3. Prepare To Invest In Color Preserving Products
Bleached hair is extra porous, making it susceptible to brass, fading, and dullness. If you want to maintain that bright $400 hue, opting for color preserving purple shampoos and conditioners is key.
4. Virgin Hair Processes Faster
Just like the first time you had sex, the first time you bleach virgin hair, things will happen really fast. But seriously, virgin hair processes the fastest, so if you haven’t previously colored your hair, expect for the appointment to take less time than you might expect. Speed is great when you learn how to bleach your hair, but maybe not so much for that other first time. The best part? Bleaching your virgin hair will probably be a lot less awkward then when you lost your virginity to your chemistry lab partner in your parent’s basement.
5. Be Gentle With Your Hair Post-Appointment
As mentioned, bleach is extra harsh on your hair. So lay off being super aggressive with hot tools and brushing in the days following your appointment, because that’s when it’s most susceptible to damage.

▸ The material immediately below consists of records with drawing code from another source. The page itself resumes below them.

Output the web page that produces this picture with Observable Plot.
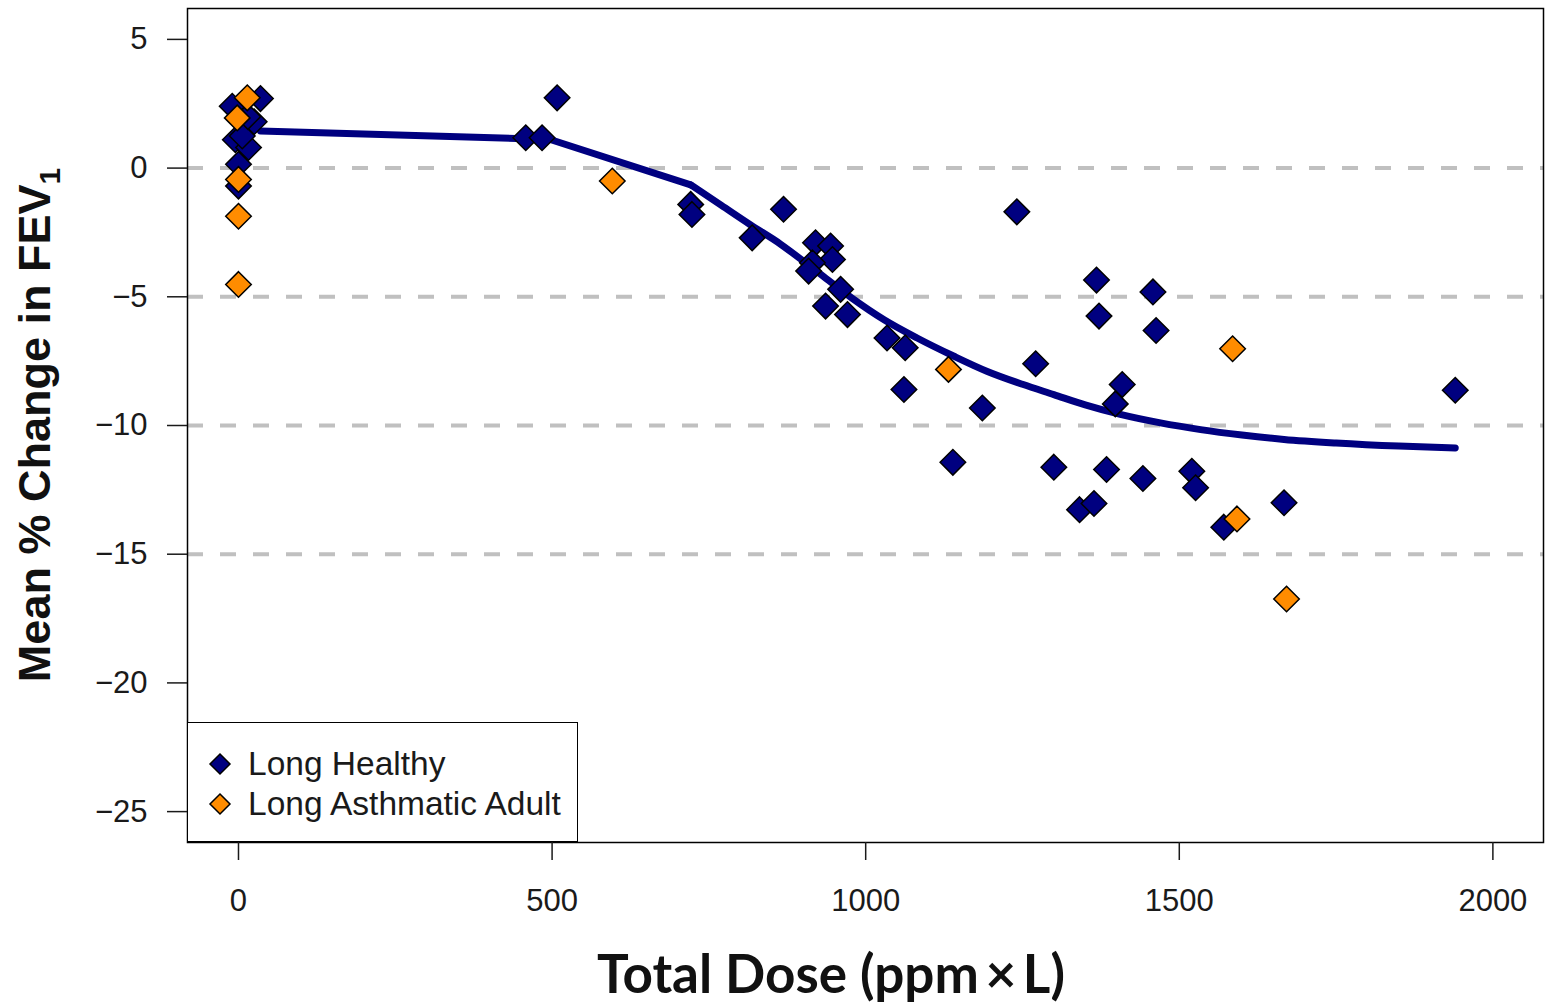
<!DOCTYPE html>
<html>
<head>
<meta charset="utf-8">
<script src="https://cdn.jsdelivr.net/npm/d3@7"></script>
<script src="https://cdn.jsdelivr.net/npm/@observablehq/plot@0.6"></script>
<style>
  html, body { margin: 0; padding: 0; background: #fff; }
  #wrap { position: relative; width: 1546px; height: 1004px; }
  #legend {
    position: absolute; left: 187px; top: 722px; width: 389px; height: 118px;
    border: 1.5px solid #000; background: #fff; box-sizing: content-box;
    font-family: "Liberation Sans", Arial, sans-serif; font-size: 33.5px; color: #1a1a1a;
  }
  .item { position: absolute; left: 20px; height: 40px; display: flex; align-items: center; }
  .item svg { width: 24px; height: 24px; margin-right: 16px; }
</style>
</head>
<body>
<div id="wrap">
  <div id="chart"></div>
  <div id="legend"></div>
</div>
<script>
// ---- data ----
const healthyDose = [35, -10, 25, -5, 16, 6, 0, 0, 15,
  508, 458, 484,
  721, 723, 869, 819, 920, 944, 947, 915, 909, 960, 936, 971, 1034, 1063,
  1061, 1186, 1241, 1368, 1458, 1372, 1463, 1271, 1409, 1398, 1139, 1300, 1384, 1442, 1520, 1526, 1341, 1364, 1571, 1667, 1940];
const healthyFev = [2.7, 2.4, 1.8, 1.1, 0.8, 1.25, 0.15, -0.7, 2.0,
  2.73, 1.18, 1.18,
  -1.41, -1.8, -1.6, -2.71, -2.9, -3.03, -3.55, -3.68, -4.0, -4.71, -5.36, -5.69, -6.6, -6.98,
  -8.6, -9.32, -1.7, -4.35, -4.81, -5.75, -6.31, -7.6, -8.41, -9.16, -11.43, -11.62, -11.71, -12.06, -11.78, -12.42, -13.27, -13.03, -13.95, -13.0, -8.63];
const asthmaDose = [14, -2, 0, 0, 0, 596, 1132, 1585, 1592, 1671];
const asthmaFev = [2.73, 1.95, -0.44, -1.87, -4.52, -0.5, -7.82, -7.02, -13.63, -16.74];
const fitDose = [35, 497, 721, 770, 816, 864, 900, 940, 978, 1030, 1082, 1140, 1194, 1250, 1300, 1350, 1406, 1470, 1534, 1600, 1667, 1750, 1850, 1940];
const fitFev = [1.44, 1.11, -0.65, -1.45, -2.2, -2.95, -3.6, -4.35, -5.05, -5.9, -6.6, -7.3, -7.9, -8.4, -8.8, -9.2, -9.57, -9.9, -10.16, -10.37, -10.54, -10.68, -10.8, -10.87];
const xTicks = [0, 500, 1000, 1500, 2000];
const yTicks = [5, 0, -5, -10, -15, -20, -25];
const gridLines = [0, -5, -10, -15];
const seriesNames = ["Long Healthy", "Long Asthmatic Adult"];
const seriesColors = ["#000080", "#FF8C00"];

const healthy = healthyDose.map((d, i) => ({dose: d, fev: healthyFev[i]}));
const asthma = asthmaDose.map((d, i) => ({dose: d, fev: asthmaFev[i]}));
const fit = fitDose.map((d, i) => ({dose: d, fev: fitFev[i]}));
const fitLow = fit.filter(d => d.dose <= 721);   // straight part of the fit
const fitHigh = fit.filter(d => d.dose >= 721);  // smooth part of the fit

const W = 1546, H = 1004;
const mL = 187, mR = 3, mT = 8, mB = 162;

const lineStyle = {x: "dose", y: "fev", stroke: seriesColors[0], strokeWidth: 7, strokeLinecap: "round", strokeLinejoin: "round"};

const chart = Plot.plot({
  width: W, height: H,
  marginLeft: mL, marginRight: mR, marginTop: mT, marginBottom: mB,
  style: {fontFamily: "'Liberation Sans', Arial, sans-serif", fontSize: "31px", color: "#1a1a1a", background: "#fff"},
  x: {domain: [-81.3, 2080.7]},
  y: {domain: [-26.2, 6.2]},
  marks: [
    Plot.ruleY(gridLines, {stroke: "#c0c0c0", strokeWidth: 4, strokeDasharray: "16,17"}),
    Plot.line(fitLow, {...lineStyle, curve: "linear"}),
    Plot.line(fitHigh, {...lineStyle, curve: "monotone-x"}),
    Plot.dot(healthy, {x: "dose", y: "fev", symbol: "diamond2", r: 11.5, fill: seriesColors[0], stroke: "#000", strokeWidth: 1.5}),
    Plot.dot(asthma, {x: "dose", y: "fev", symbol: "diamond2", r: 11.5, fill: seriesColors[1], stroke: "#000", strokeWidth: 1.5}),
    Plot.frame({stroke: "#000", strokeWidth: 1.5}),
    Plot.axisY({ticks: yTicks, tickSize: 20, tickPadding: 20, strokeWidth: 1.5, label: null}),
    Plot.axisX({ticks: xTicks, tickSize: 18, tickPadding: 28, strokeWidth: 1.5, label: null, tickFormat: d => String(d)})
  ]
});
document.getElementById("chart").appendChild(chart);

// axis titles
const svg = d3.select(chart);
const yl = svg.append("text")
  .attr("transform", `translate(50, ${(165 + 685) / 2}) rotate(-90)`)
  .attr("text-anchor", "middle")
  .style("font-family", "'Liberation Sans', Arial, sans-serif")
  .style("font-size", "45px").style("font-weight", "bold").attr("fill", "#111");
yl.append("tspan").text("Mean % Change in FEV");
yl.append("tspan").attr("font-size", "30px").attr("dy", "10").text("1");

svg.append("text")
  .attr("x", 831).attr("y", 993)
  .attr("text-anchor", "middle")
  .style("font-family", "Lato, 'Open Sans', sans-serif")
  .style("font-size", "53px").style("font-weight", "bold").attr("fill", "#111")
  .text("Total Dose (ppm\u2009\u00d7\u2009L)");

// legend
const leg = document.getElementById("legend");
seriesNames.forEach((name, i) => {
  const it = document.createElement("div");
  it.className = "item";
  it.style.top = (21 + i * 40) + "px";
  it.innerHTML = `<svg viewBox="-12 -12 24 24"><path d="M0,-10L10,0L0,10L-10,0Z" fill="${seriesColors[i]}" stroke="#000" stroke-width="1.5"/></svg><span>${name}</span>`;
  leg.appendChild(it);
});
</script>
</body>
</html>
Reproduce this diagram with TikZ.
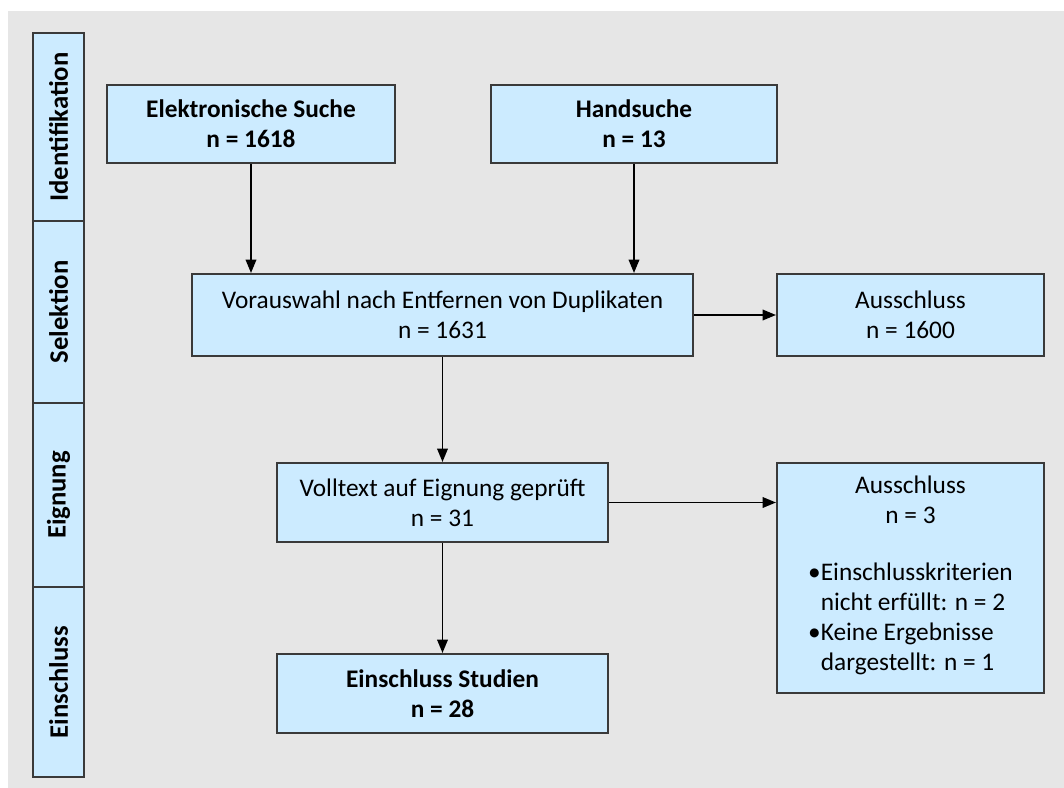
\documentclass[tikz,border=0pt]{standalone}
\usepackage{fontspec}
\setmainfont{Carlito}
\usetikzlibrary{arrows.meta,positioning}
\definecolor{boxblue}{HTML}{CCEBFF}
\definecolor{bggray}{HTML}{E6E6E6}
\definecolor{edgegray}{HTML}{3A3A3A}
\tikzset{
  box/.style={draw=edgegray, line width=1.6pt, fill=boxblue, align=center, inner sep=2pt,
    font=\fontsize{19}{22.5}\selectfont},
  boldbox/.style={box, font=\bfseries\fontsize{19}{22.5}\selectfont},
  phase/.style={boldbox, rotate=90, minimum height=38.25pt,
    font=\bfseries\fontsize{20}{22.5}\selectfont},
  flowarrow/.style={-{Triangle[length=10pt,width=8pt]}, line width=1.1pt, black}
}

\begin{document}
\begin{tikzpicture}[x=0.75pt, y=-0.75pt]
\fill[white] (0,0) rectangle (1064,788);
\fill[bggray] (8,11) rectangle (1064,788);
\useasboundingbox (0,0) rectangle (1064,788);

% phases
\node[phase, minimum width=141pt] (ident) at (58.5,127) {Identifikation};
\node[phase, minimum width=136.5pt] (selek) at (58.5,312) {Selektion};
\node[phase, minimum width=138pt] (eign) at (58.5,495) {Eignung};
\node[phase, minimum width=142.5pt] (einphase) at (58.5,682) {Einschluss};

% boxes
\node[boldbox, minimum width=216pt, minimum height=58.5pt] (elek) at (251,124)
  {Elektronische Suche\\n = 1618};
\node[boldbox, minimum width=214.5pt, minimum height=58.5pt] (hand) at (634,124)
  {Handsuche\\n = 13};
\node[box, minimum width=375.75pt, minimum height=61.5pt] (vor) at (442.5,315)
  {Vorauswahl nach Entfernen von Duplikaten\\n = 1631};
\node[box, minimum width=200.25pt, minimum height=61.5pt] (aus1) at (910.5,315)
  {Ausschluss\\n = 1600};
\node[box, minimum width=248.25pt, minimum height=59.25pt] (vol) at (442.5,502.5)
  {Volltext auf Eignung geprüft\\n = 31};
\node[box, minimum width=200.25pt, minimum height=172.5pt] (aus2) at (910.5,578)
  {Ausschluss\\n = 3\\[20pt]
   \begin{tabular}[t]{@{}l@{}l@{}}
   •&Einschlusskriterien\\
    &nicht erfüllt: n = 2\\
   •&Keine Ergebnisse\\
    &dargestellt: n = 1
   \end{tabular}};
\node[boldbox, minimum width=248.25pt, minimum height=59.25pt] (ein) at (442.5,693.5)
  {Einschluss Studien\\n = 28};

% arrows
\draw[flowarrow] (elek.south) -- (elek.south |- vor.north);
\draw[flowarrow] (hand.south) -- (hand.south |- vor.north);
\draw[flowarrow] (vor.east) -- (aus1.west);
\draw[flowarrow] (vor.south) -- (vol.north);
\draw[flowarrow] (vol.east) -- (vol.east -| aus2.west);
\draw[flowarrow] (vol.south) -- (ein.north);
\end{tikzpicture}
\end{document}
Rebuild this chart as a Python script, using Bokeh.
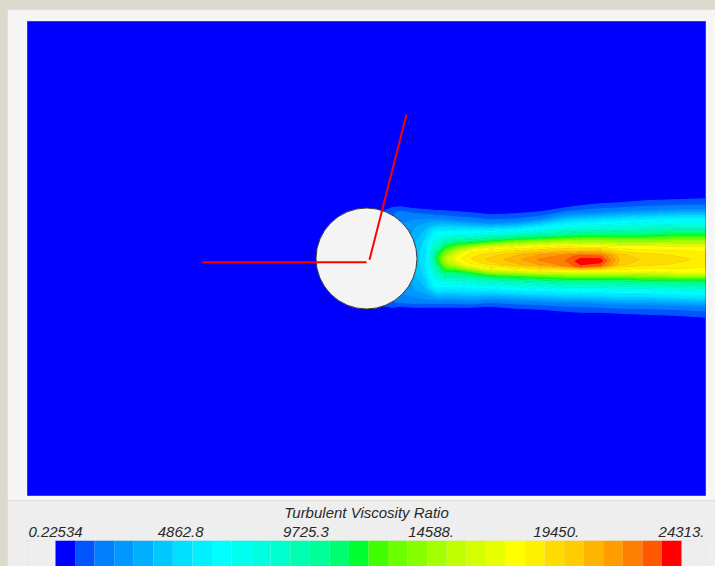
import numpy as np
from bokeh.plotting import figure
from bokeh.layouts import column
from bokeh.models import Range1d, FixedTicker
from bokeh.embed import file_html
from bokeh.resources import INLINE

# ---------------- data ----------------
ratio_min = 0.22534
ratio_max = 24313.0
n_bands = 32
band_colors = [
    "#0000ff", "#0055ff", "#0080ff", "#0098ff", "#00b0ff", "#00c8ff", "#00e0ff", "#00f0ff",
    "#00ffff", "#00fff0", "#00ffe0", "#00ffcc", "#00ffb0", "#00ff98", "#00ff70", "#00ff30",
    "#40ff00", "#6cff00", "#88ff00", "#a4ff00", "#c0ff00", "#d4ff00", "#e8ff00", "#ffff00",
    "#fff000", "#ffdc00", "#ffcc00", "#ffb400", "#ff9c00", "#ff8000", "#ff5800", "#ff0000",
]
tick_values = [0.22534, 4862.8, 9725.3, 14588.0, 19450.0, 24313.0]
tick_labels = ["0.22534", "4862.8", "9725.3", "14588.", "19450.", "24313."]
colorbar_title = "Turbulent Viscosity Ratio"

# cylinder (diameter ~1) and the two red probe lines, in diameters
cylinder_x = [0.0]
cylinder_y = [0.0]
cylinder_r = [0.505]
probe_xs = [[-1.64, 0.0], [0.03, 0.40]]
probe_ys = [[-0.037, -0.037], [-0.013, 1.44]]

# wake: stations downstream; at each, lateral positions of read band crossings
# (outer edge, band 2, band 3, cyan, green, yellow, core, peak, core, yellow, green,
#  cyan, band 3, band 2, outer edge) and the ratio read there
wake_station_x = [0.17, 0.34, 0.46, 0.59, 0.70, 0.79, 0.89, 1.04, 1.24, 1.49,
                  1.74, 1.99, 2.14, 2.34, 2.54, 2.79, 3.09, 3.40]
wake_y = [
    [0.55, 0.51, 0.48, 0.36, 0.22, 0.08, 0.04, 0.00, -0.04, -0.08, -0.22, -0.36, -0.48, -0.51, -0.55],
    [0.56, 0.51, 0.45, 0.34, 0.22, 0.10, 0.05, 0.00, -0.05, -0.10, -0.22, -0.34, -0.42, -0.47, -0.52],
    [0.55, 0.49, 0.43, 0.32, 0.20, 0.10, 0.05, 0.00, -0.05, -0.10, -0.20, -0.32, -0.43, -0.48, -0.53],
    [0.54, 0.48, 0.42, 0.30, 0.18, 0.08, 0.04, 0.00, -0.04, -0.08, -0.18, -0.30, -0.43, -0.48, -0.53],
    [0.53, 0.47, 0.41, 0.25, 0.13, 0.06, 0.03, 0.00, -0.03, -0.06, -0.13, -0.28, -0.43, -0.48, -0.53],
    [0.52, 0.47, 0.40, 0.26, 0.11, 0.05, 0.025, 0.00, -0.03, -0.06, -0.12, -0.27, -0.43, -0.48, -0.53],
    [0.52, 0.46, 0.39, 0.26, 0.14, 0.05, 0.025, 0.00, -0.025, -0.05, -0.12, -0.27, -0.43, -0.48, -0.53],
    [0.50, 0.45, 0.38, 0.26, 0.15, 0.08, 0.04, 0.00, -0.035, -0.07, -0.14, -0.28, -0.44, -0.48, -0.53],
    [0.48, 0.43, 0.36, 0.27, 0.17, 0.10, 0.04, -0.01, -0.05, -0.10, -0.17, -0.29, -0.42, -0.47, -0.52],
    [0.49, 0.44, 0.37, 0.28, 0.19, 0.11, 0.04, -0.01, -0.06, -0.11, -0.18, -0.30, -0.43, -0.49, -0.54],
    [0.51, 0.46, 0.40, 0.30, 0.20, 0.12, 0.04, -0.01, -0.06, -0.12, -0.19, -0.31, -0.44, -0.50, -0.55],
    [0.55, 0.50, 0.45, 0.33, 0.21, 0.13, 0.03, -0.02, -0.07, -0.12, -0.20, -0.32, -0.45, -0.52, -0.57],
    [0.57, 0.52, 0.46, 0.34, 0.22, 0.12, 0.02, -0.03, -0.08, -0.12, -0.20, -0.32, -0.45, -0.53, -0.58],
    [0.59, 0.54, 0.47, 0.35, 0.22, 0.12, 0.02, -0.02, -0.07, -0.12, -0.20, -0.32, -0.46, -0.53, -0.58],
    [0.60, 0.55, 0.48, 0.36, 0.22, 0.11, 0.04, -0.01, -0.06, -0.12, -0.20, -0.33, -0.47, -0.54, -0.59],
    [0.62, 0.57, 0.49, 0.37, 0.22, 0.11, 0.04, -0.01, -0.06, -0.12, -0.21, -0.33, -0.47, -0.55, -0.60],
    [0.63, 0.58, 0.50, 0.38, 0.23, 0.11, 0.04, -0.01, -0.06, -0.13, -0.21, -0.34, -0.48, -0.56, -0.61],
    [0.64, 0.59, 0.50, 0.38, 0.23, 0.11, 0.04, -0.01, -0.06, -0.13, -0.21, -0.35, -0.49, -0.58, -0.63],
]
wake_ratio = [
    [0, 600, 700, 700, 700, 700, 700, 700, 700, 700, 700, 700, 700, 600, 0],
    [0, 900, 1900, 2300, 2500, 2500, 2500, 2500, 2500, 2500, 2500, 2300, 1900, 900, 0],
    [0, 900, 1900, 2800, 3300, 3600, 3650, 3700, 3650, 3600, 3300, 2800, 1900, 900, 0],
    [0, 900, 1900, 3800, 4800, 5200, 5300, 5400, 5300, 5200, 4800, 3800, 1900, 900, 0],
    [0, 900, 1900, 6400, 9000, 10500, 10900, 11200, 10900, 10500, 9000, 6400, 1900, 900, 0],
    [0, 900, 1900, 6400, 11700, 14000, 14800, 15500, 14800, 14000, 11700, 6400, 1900, 900, 0],
    [0, 900, 1900, 6400, 11700, 16500, 17200, 17800, 17200, 16500, 11700, 6400, 1900, 900, 0],
    [0, 900, 1900, 6400, 11700, 17800, 18600, 19000, 18600, 17800, 11700, 6400, 1900, 900, 0],
    [0, 900, 1900, 6400, 11700, 17800, 19400, 20000, 19400, 17800, 11700, 6400, 1900, 900, 0],
    [0, 900, 1900, 6400, 11700, 17800, 20300, 21000, 20300, 17800, 11700, 6400, 1900, 900, 0],
    [0, 900, 1900, 6400, 11700, 17800, 21300, 22200, 21300, 17800, 11700, 6400, 1900, 900, 0],
    [0, 900, 1900, 6400, 11700, 17800, 22200, 22800, 22200, 17800, 11700, 6400, 1900, 900, 0],
    [0, 900, 1900, 6400, 11700, 17800, 23300, 24000, 23300, 17800, 11700, 6400, 1900, 900, 0],
    [0, 900, 1900, 6400, 11700, 17800, 23000, 24000, 23000, 17800, 11700, 6400, 1900, 900, 0],
    [0, 900, 1900, 6400, 11700, 17800, 19900, 20300, 19900, 17800, 11700, 6400, 1900, 900, 0],
    [0, 900, 1900, 6400, 11700, 17800, 19200, 19600, 19200, 17800, 11700, 6400, 1900, 900, 0],
    [0, 900, 1900, 6400, 11700, 17800, 18900, 19200, 18900, 17800, 11700, 6400, 1900, 900, 0],
    [0, 900, 1900, 6400, 11700, 17800, 18500, 18800, 18500, 17800, 11700, 6400, 1900, 900, 0],
]

# ---------------- build ----------------
band_edges = np.linspace(ratio_min, ratio_max, n_bands + 1)

Y2 = np.array(wake_y, dtype=float).T
Z2 = np.array(wake_ratio, dtype=float).T
X2 = np.tile(np.array(wake_station_x, dtype=float), (Y2.shape[0], 1))

FONT = "Liberation Sans"
PANEL = "#f5f5f5"
W = 708  # content width right of the left strip
BL, BR = 20, 10  # frame borders (shared by both figures)

p = figure(width=W, height=491, output_backend="svg", toolbar_location=None,
           x_range=Range1d(-3.39, 3.39), y_range=Range1d(-2.37, 2.37),
           x_axis_location=None, y_axis_location=None,
           min_border_left=BL, min_border_right=BR, min_border_top=12, min_border_bottom=5)
p.background_fill_color = band_colors[0]
p.border_fill_color = PANEL
p.outline_line_color = "#4a4a4a"
p.outline_line_width = 1
p.grid.grid_line_color = None

line_cols = band_colors[1:] + [band_colors[-1]]
p.contour(x=X2, y=Y2, z=Z2, levels=list(band_edges[1:]), fill_color=band_colors[1:],
          line_color=line_cols, line_width=1)
p.circle(x=cylinder_x, y=cylinder_y, radius=cylinder_r, fill_color="#f4f4f4",
         line_color="#3a3a3a", line_width=1)
p.multi_line(xs=probe_xs, ys=probe_ys, line_color="#ff0000", line_width=2)

# colorbar: frame spans the same width as the plot; bar occupies 55..681 px of the page
px_per_unit = (ratio_max - ratio_min) / 626.0
cb = figure(width=W, height=66, output_backend="svg", toolbar_location=None,
            x_range=Range1d(ratio_min - 28 * px_per_unit, ratio_max + 24 * px_per_unit),
            y_range=Range1d(0, 1),
            x_axis_location="above", y_axis_location=None,
            min_border_left=BL, min_border_right=BR, min_border_top=39, min_border_bottom=0)
cb.background_fill_color = "#eeeeee"
cb.border_fill_color = "#eeeeee"
cb.outline_line_color = None
cb.grid.grid_line_color = None
cb.quad(left=band_edges[:-1], right=band_edges[1:], bottom=0, top=1,
        fill_color=band_colors, line_color=None)
ax = cb.xaxis[0]
ax.ticker = FixedTicker(ticks=tick_values)
ax.major_label_overrides = {v: s for v, s in zip(tick_values, tick_labels)}
ax.axis_label = colorbar_title
ax.axis_line_color = None
ax.major_tick_line_color = None
ax.minor_tick_line_color = None
ax.major_tick_out = 0
ax.major_label_standoff = 4
ax.axis_label_standoff = 3
ax.major_label_text_font = FONT
ax.major_label_text_font_style = "italic"
ax.major_label_text_font_size = "15px"
ax.major_label_text_color = "#2a2a2a"
ax.axis_label_text_font = FONT
ax.axis_label_text_font_style = "italic"
ax.axis_label_text_font_size = "15px"
ax.axis_label_text_color = "#2a2a2a"

inner = column(p, cb, spacing=0, margin=(9, 0, 0, 7))
layout = column(inner, spacing=0, margin=0, styles={"background-color": "#dcd9ce"})
open("out.html", "w").write(file_html(layout, INLINE))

6. Just Like You, Maintenance Can Be A Real Bitch
If you have naturally dark hair and you want to go super blonde, you should know that there will be times between hair appointments where your roots will be very obvious. If you’re down to rock the whole Courtney Love heroin-chic look circa 1993, then have at it. But if you’re a psycho OCD betch like myself who can’t stand the sight of regrowth, you should think twice before committing to going super blonde.